* **Written exercise**
Strip the pictures and reproduce the rest of the listing exactly.

* **Dataset section**
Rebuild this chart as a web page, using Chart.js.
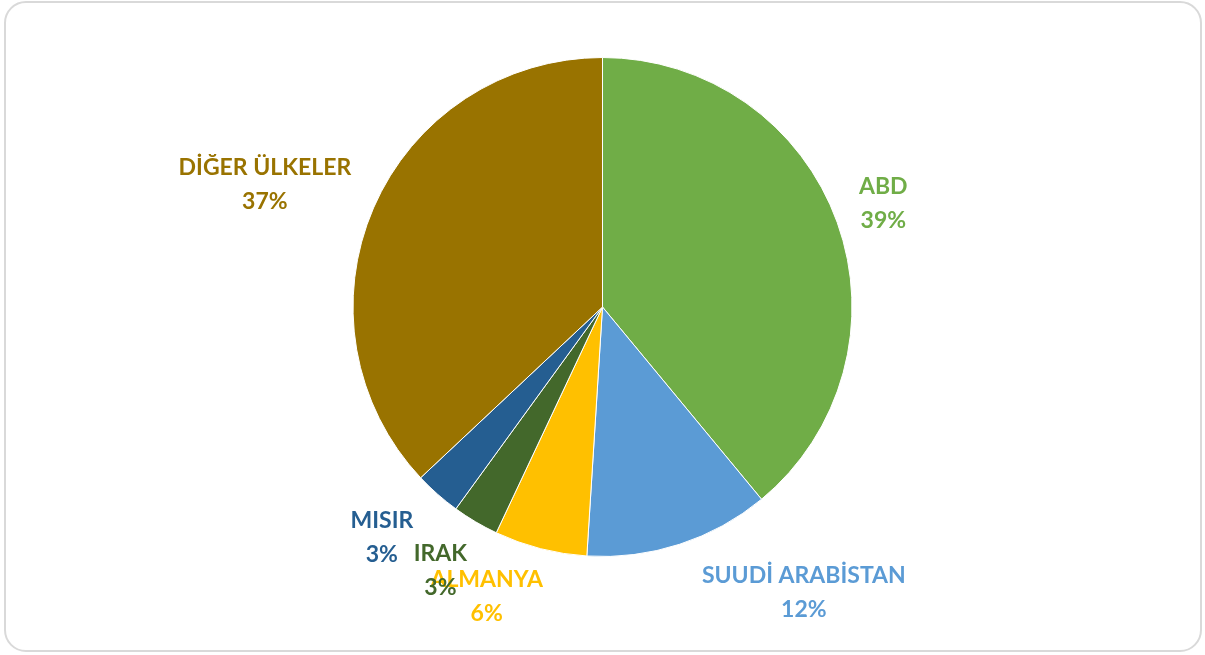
<!DOCTYPE html>
<html>
<head>
<meta charset="utf-8">
<script src="https://cdn.jsdelivr.net/npm/chart.js@4/dist/chart.umd.min.js"></script>
<style>
  html,body{ margin:0; padding:0; background:#fff; }
  #wrap{ position:relative; width:1205px; height:655px; }
  #frame{ position:absolute; left:4px; top:1px; width:1194px; height:647px; border:2px solid #d9d9d9; border-radius:22px; }
  #pie{ position:absolute; left:0; top:0; }
</style>
</head>
<body>
<div id="wrap">
  <div id="frame"></div>
  <canvas id="pie" width="1205" height="655"></canvas>
</div>
<script>
// ----- data -----
const countries = ["ABD", "SUUDİ ARABİSTAN", "ALMANYA", "IRAK", "MISIR", "DİĞER ÜLKELER"];
const shares = [39, 12, 6, 3, 3, 37];
const sliceColors = ["#70ad47", "#5b9bd5", "#ffc000", "#43682b", "#255e91", "#997300"];

// label placement: distance (x radius) and angle nudge (deg) per slice
const labelDist = [1.2, 1.40, 1.25, 1.24, 1.28, 1.44];
const labelShift = [-0.5, -17.2, 7.4, 1.0, 2.3, -3.4];

// ----- outside labels, Excel style -----
const outsideLabels = {
  id: "outsideLabels",
  afterDatasetsDraw(chart){
    const ctx = chart.ctx;
    const meta = chart.getDatasetMeta(0);
    const total = shares.reduce((a,b)=>a+b,0);
    ctx.save();
    ctx.font = "bold 23px Lato, 'Open Sans', sans-serif";
    ctx.textAlign = "center";
    ctx.textBaseline = "middle";
    meta.data.forEach((arc,i)=>{
      const p = arc.getProps(["x","y","startAngle","endAngle","outerRadius"], true);
      const mid = (p.startAngle + p.endAngle)/2 + labelShift[i]*Math.PI/180;
      const r = p.outerRadius * labelDist[i];
      const cx = p.x + Math.cos(mid)*r;
      const cy = p.y + Math.sin(mid)*r;
      ctx.fillStyle = sliceColors[i];
      ctx.fillText(countries[i], cx, cy - 17);
      ctx.fillText(Math.round(shares[i]/total*100) + "%", cx, cy + 17);
    });
    ctx.restore();
  }
};

new Chart(document.getElementById("pie").getContext("2d"), {
  type: "pie",
  data: {
    labels: countries,
    datasets: [{ data: shares, backgroundColor: sliceColors, borderColor: "#ffffff", borderWidth: 1 }]
  },
  options: {
    responsive: false,
    animation: false,
    layout: { padding: { top: 57, bottom: 98 } },
    plugins: { legend: { display: false }, tooltip: { enabled: false } }
  },
  plugins: [outsideLabels]
});
</script>
</body>
</html>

* **Response to this task**
Rebuild this chart as a web page, using Chart.js.
<!DOCTYPE html>
<html>
<head>
<meta charset="utf-8">
<script src="https://cdn.jsdelivr.net/npm/chart.js@4/dist/chart.umd.min.js"></script>
<style>
  html,body{ margin:0; padding:0; background:#fff; }
  #wrap{ position:relative; width:1205px; height:655px; }
  #frame{ position:absolute; left:4px; top:1px; width:1194px; height:647px; border:2px solid #d9d9d9; border-radius:22px; }
  #pie{ position:absolute; left:0; top:0; }
</style>
</head>
<body>
<div id="wrap">
  <div id="frame"></div>
  <canvas id="pie" width="1205" height="655"></canvas>
</div>
<script>
// ----- data -----
const countries = ["ABD", "SUUDİ ARABİSTAN", "ALMANYA", "IRAK", "MISIR", "DİĞER ÜLKELER"];
const shares = [39, 12, 6, 3, 3, 37];
const sliceColors = ["#70ad47", "#5b9bd5", "#ffc000", "#43682b", "#255e91", "#997300"];

// label placement: distance (x radius) and angle nudge (deg) per slice
const labelDist = [1.2, 1.40, 1.25, 1.24, 1.28, 1.44];
const labelShift = [-0.5, -17.2, 7.4, 1.0, 2.3, -3.4];

// ----- outside labels, Excel style -----
const outsideLabels = {
  id: "outsideLabels",
  afterDatasetsDraw(chart){
    const ctx = chart.ctx;
    const meta = chart.getDatasetMeta(0);
    const total = shares.reduce((a,b)=>a+b,0);
    ctx.save();
    ctx.font = "bold 23px Lato, 'Open Sans', sans-serif";
    ctx.textAlign = "center";
    ctx.textBaseline = "middle";
    meta.data.forEach((arc,i)=>{
      const p = arc.getProps(["x","y","startAngle","endAngle","outerRadius"], true);
      const mid = (p.startAngle + p.endAngle)/2 + labelShift[i]*Math.PI/180;
      const r = p.outerRadius * labelDist[i];
      const cx = p.x + Math.cos(mid)*r;
      const cy = p.y + Math.sin(mid)*r;
      ctx.fillStyle = sliceColors[i];
      ctx.fillText(countries[i], cx, cy - 17);
      ctx.fillText(Math.round(shares[i]/total*100) + "%", cx, cy + 17);
    });
    ctx.restore();
  }
};

new Chart(document.getElementById("pie").getContext("2d"), {
  type: "pie",
  data: {
    labels: countries,
    datasets: [{ data: shares, backgroundColor: sliceColors, borderColor: "#ffffff", borderWidth: 1 }]
  },
  options: {
    responsive: false,
    animation: false,
    layout: { padding: { top: 57, bottom: 98 } },
    plugins: { legend: { display: false }, tooltip: { enabled: false } }
  },
  plugins: [outsideLabels]
});
</script>
</body>
</html>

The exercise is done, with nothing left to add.